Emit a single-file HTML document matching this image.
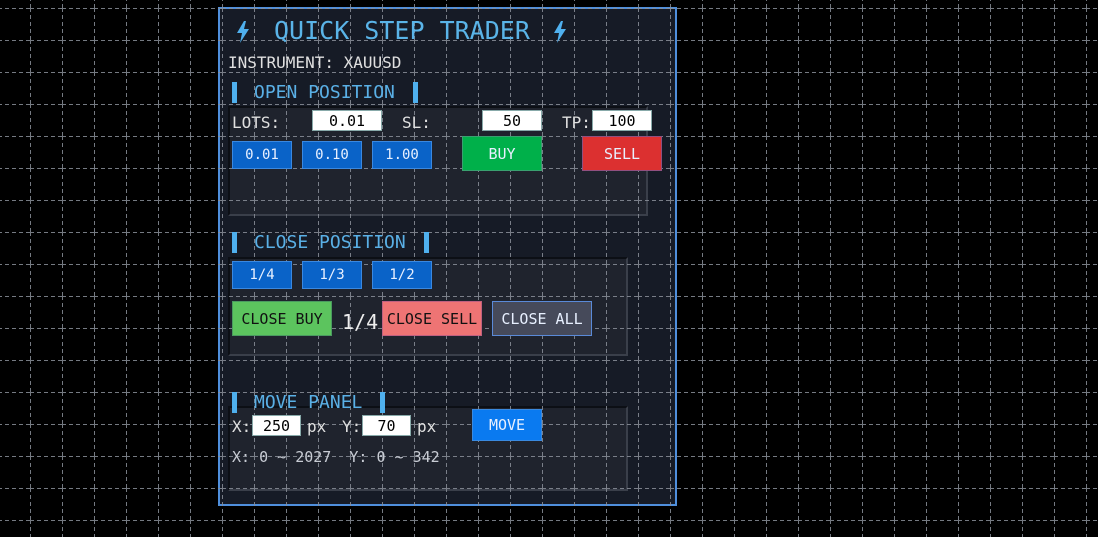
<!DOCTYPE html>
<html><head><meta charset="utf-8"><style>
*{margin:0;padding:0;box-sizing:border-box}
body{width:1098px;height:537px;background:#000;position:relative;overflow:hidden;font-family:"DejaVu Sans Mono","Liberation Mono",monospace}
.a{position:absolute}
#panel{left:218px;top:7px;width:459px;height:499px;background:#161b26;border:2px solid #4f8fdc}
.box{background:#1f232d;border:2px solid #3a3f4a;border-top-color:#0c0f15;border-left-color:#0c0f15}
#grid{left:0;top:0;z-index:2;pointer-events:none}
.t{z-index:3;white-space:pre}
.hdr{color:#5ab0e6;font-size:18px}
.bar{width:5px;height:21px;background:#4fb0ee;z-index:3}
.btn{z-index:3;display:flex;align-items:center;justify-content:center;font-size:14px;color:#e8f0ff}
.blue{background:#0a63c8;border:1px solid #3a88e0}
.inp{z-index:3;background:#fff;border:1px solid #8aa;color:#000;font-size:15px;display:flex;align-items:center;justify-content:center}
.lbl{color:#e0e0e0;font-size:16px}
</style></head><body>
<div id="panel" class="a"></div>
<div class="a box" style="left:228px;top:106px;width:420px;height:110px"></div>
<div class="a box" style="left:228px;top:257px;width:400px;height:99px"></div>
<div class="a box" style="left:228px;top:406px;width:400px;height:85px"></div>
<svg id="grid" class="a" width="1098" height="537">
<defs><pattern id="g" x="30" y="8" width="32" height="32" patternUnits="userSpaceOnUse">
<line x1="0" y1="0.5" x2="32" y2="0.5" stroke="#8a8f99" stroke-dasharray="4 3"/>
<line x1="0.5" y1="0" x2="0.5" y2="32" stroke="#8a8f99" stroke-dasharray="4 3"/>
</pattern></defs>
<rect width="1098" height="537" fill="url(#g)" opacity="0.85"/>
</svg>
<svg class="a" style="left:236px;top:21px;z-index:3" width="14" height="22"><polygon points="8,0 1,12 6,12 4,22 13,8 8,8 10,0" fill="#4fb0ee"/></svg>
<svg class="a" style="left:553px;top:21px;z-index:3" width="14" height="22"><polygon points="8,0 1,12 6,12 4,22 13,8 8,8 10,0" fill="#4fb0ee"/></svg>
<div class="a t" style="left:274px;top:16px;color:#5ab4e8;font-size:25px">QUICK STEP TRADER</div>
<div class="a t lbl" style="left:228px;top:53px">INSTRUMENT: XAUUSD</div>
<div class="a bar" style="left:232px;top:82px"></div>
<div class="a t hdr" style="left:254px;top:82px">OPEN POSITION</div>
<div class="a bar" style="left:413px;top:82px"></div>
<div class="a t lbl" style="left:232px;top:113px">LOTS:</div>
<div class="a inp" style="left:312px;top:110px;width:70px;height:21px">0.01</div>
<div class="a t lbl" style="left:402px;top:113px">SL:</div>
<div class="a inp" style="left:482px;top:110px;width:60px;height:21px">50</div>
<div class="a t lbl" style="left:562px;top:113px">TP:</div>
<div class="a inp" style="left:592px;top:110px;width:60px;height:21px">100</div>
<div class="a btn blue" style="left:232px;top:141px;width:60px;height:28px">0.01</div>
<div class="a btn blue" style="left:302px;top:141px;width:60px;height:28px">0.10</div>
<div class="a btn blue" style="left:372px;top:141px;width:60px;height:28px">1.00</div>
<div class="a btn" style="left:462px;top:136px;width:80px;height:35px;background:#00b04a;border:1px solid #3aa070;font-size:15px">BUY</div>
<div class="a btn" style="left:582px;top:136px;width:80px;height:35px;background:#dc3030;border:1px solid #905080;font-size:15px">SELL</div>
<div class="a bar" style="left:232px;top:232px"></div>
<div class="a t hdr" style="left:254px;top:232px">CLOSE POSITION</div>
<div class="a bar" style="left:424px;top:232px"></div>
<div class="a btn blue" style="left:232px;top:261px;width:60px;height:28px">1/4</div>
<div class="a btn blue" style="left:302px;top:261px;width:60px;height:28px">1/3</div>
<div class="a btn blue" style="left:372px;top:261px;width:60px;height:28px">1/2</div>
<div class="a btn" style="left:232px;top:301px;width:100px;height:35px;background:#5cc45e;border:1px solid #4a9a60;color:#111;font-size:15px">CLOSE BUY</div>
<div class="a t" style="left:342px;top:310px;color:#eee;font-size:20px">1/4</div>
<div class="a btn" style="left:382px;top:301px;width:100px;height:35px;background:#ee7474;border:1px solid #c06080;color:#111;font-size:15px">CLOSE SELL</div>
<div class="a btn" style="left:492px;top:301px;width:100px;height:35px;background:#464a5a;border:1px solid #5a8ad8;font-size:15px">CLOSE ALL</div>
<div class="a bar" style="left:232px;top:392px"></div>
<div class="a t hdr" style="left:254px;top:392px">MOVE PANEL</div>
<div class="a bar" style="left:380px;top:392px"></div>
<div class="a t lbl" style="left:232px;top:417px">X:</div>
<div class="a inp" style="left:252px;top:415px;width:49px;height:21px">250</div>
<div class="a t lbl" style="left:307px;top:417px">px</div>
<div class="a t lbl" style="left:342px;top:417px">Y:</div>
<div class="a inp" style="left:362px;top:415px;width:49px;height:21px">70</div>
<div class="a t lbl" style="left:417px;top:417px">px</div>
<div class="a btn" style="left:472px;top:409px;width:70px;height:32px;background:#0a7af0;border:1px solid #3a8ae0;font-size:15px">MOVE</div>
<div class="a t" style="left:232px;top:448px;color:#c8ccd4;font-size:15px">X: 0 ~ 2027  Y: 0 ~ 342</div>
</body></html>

Task brief => Repeat the listing verbatim. Skip the pictures.

The output =>
Emit a single-file HTML document matching this image.
<!DOCTYPE html>
<html><head><meta charset="utf-8"><style>
*{margin:0;padding:0;box-sizing:border-box}
body{width:1098px;height:537px;background:#000;position:relative;overflow:hidden;font-family:"DejaVu Sans Mono","Liberation Mono",monospace}
.a{position:absolute}
#panel{left:218px;top:7px;width:459px;height:499px;background:#161b26;border:2px solid #4f8fdc}
.box{background:#1f232d;border:2px solid #3a3f4a;border-top-color:#0c0f15;border-left-color:#0c0f15}
#grid{left:0;top:0;z-index:2;pointer-events:none}
.t{z-index:3;white-space:pre}
.hdr{color:#5ab0e6;font-size:18px}
.bar{width:5px;height:21px;background:#4fb0ee;z-index:3}
.btn{z-index:3;display:flex;align-items:center;justify-content:center;font-size:14px;color:#e8f0ff}
.blue{background:#0a63c8;border:1px solid #3a88e0}
.inp{z-index:3;background:#fff;border:1px solid #8aa;color:#000;font-size:15px;display:flex;align-items:center;justify-content:center}
.lbl{color:#e0e0e0;font-size:16px}
</style></head><body>
<div id="panel" class="a"></div>
<div class="a box" style="left:228px;top:106px;width:420px;height:110px"></div>
<div class="a box" style="left:228px;top:257px;width:400px;height:99px"></div>
<div class="a box" style="left:228px;top:406px;width:400px;height:85px"></div>
<svg id="grid" class="a" width="1098" height="537">
<defs><pattern id="g" x="30" y="8" width="32" height="32" patternUnits="userSpaceOnUse">
<line x1="0" y1="0.5" x2="32" y2="0.5" stroke="#8a8f99" stroke-dasharray="4 3"/>
<line x1="0.5" y1="0" x2="0.5" y2="32" stroke="#8a8f99" stroke-dasharray="4 3"/>
</pattern></defs>
<rect width="1098" height="537" fill="url(#g)" opacity="0.85"/>
</svg>
<svg class="a" style="left:236px;top:21px;z-index:3" width="14" height="22"><polygon points="8,0 1,12 6,12 4,22 13,8 8,8 10,0" fill="#4fb0ee"/></svg>
<svg class="a" style="left:553px;top:21px;z-index:3" width="14" height="22"><polygon points="8,0 1,12 6,12 4,22 13,8 8,8 10,0" fill="#4fb0ee"/></svg>
<div class="a t" style="left:274px;top:16px;color:#5ab4e8;font-size:25px">QUICK STEP TRADER</div>
<div class="a t lbl" style="left:228px;top:53px">INSTRUMENT: XAUUSD</div>
<div class="a bar" style="left:232px;top:82px"></div>
<div class="a t hdr" style="left:254px;top:82px">OPEN POSITION</div>
<div class="a bar" style="left:413px;top:82px"></div>
<div class="a t lbl" style="left:232px;top:113px">LOTS:</div>
<div class="a inp" style="left:312px;top:110px;width:70px;height:21px">0.01</div>
<div class="a t lbl" style="left:402px;top:113px">SL:</div>
<div class="a inp" style="left:482px;top:110px;width:60px;height:21px">50</div>
<div class="a t lbl" style="left:562px;top:113px">TP:</div>
<div class="a inp" style="left:592px;top:110px;width:60px;height:21px">100</div>
<div class="a btn blue" style="left:232px;top:141px;width:60px;height:28px">0.01</div>
<div class="a btn blue" style="left:302px;top:141px;width:60px;height:28px">0.10</div>
<div class="a btn blue" style="left:372px;top:141px;width:60px;height:28px">1.00</div>
<div class="a btn" style="left:462px;top:136px;width:80px;height:35px;background:#00b04a;border:1px solid #3aa070;font-size:15px">BUY</div>
<div class="a btn" style="left:582px;top:136px;width:80px;height:35px;background:#dc3030;border:1px solid #905080;font-size:15px">SELL</div>
<div class="a bar" style="left:232px;top:232px"></div>
<div class="a t hdr" style="left:254px;top:232px">CLOSE POSITION</div>
<div class="a bar" style="left:424px;top:232px"></div>
<div class="a btn blue" style="left:232px;top:261px;width:60px;height:28px">1/4</div>
<div class="a btn blue" style="left:302px;top:261px;width:60px;height:28px">1/3</div>
<div class="a btn blue" style="left:372px;top:261px;width:60px;height:28px">1/2</div>
<div class="a btn" style="left:232px;top:301px;width:100px;height:35px;background:#5cc45e;border:1px solid #4a9a60;color:#111;font-size:15px">CLOSE BUY</div>
<div class="a t" style="left:342px;top:310px;color:#eee;font-size:20px">1/4</div>
<div class="a btn" style="left:382px;top:301px;width:100px;height:35px;background:#ee7474;border:1px solid #c06080;color:#111;font-size:15px">CLOSE SELL</div>
<div class="a btn" style="left:492px;top:301px;width:100px;height:35px;background:#464a5a;border:1px solid #5a8ad8;font-size:15px">CLOSE ALL</div>
<div class="a bar" style="left:232px;top:392px"></div>
<div class="a t hdr" style="left:254px;top:392px">MOVE PANEL</div>
<div class="a bar" style="left:380px;top:392px"></div>
<div class="a t lbl" style="left:232px;top:417px">X:</div>
<div class="a inp" style="left:252px;top:415px;width:49px;height:21px">250</div>
<div class="a t lbl" style="left:307px;top:417px">px</div>
<div class="a t lbl" style="left:342px;top:417px">Y:</div>
<div class="a inp" style="left:362px;top:415px;width:49px;height:21px">70</div>
<div class="a t lbl" style="left:417px;top:417px">px</div>
<div class="a btn" style="left:472px;top:409px;width:70px;height:32px;background:#0a7af0;border:1px solid #3a8ae0;font-size:15px">MOVE</div>
<div class="a t" style="left:232px;top:448px;color:#c8ccd4;font-size:15px">X: 0 ~ 2027  Y: 0 ~ 342</div>
</body></html>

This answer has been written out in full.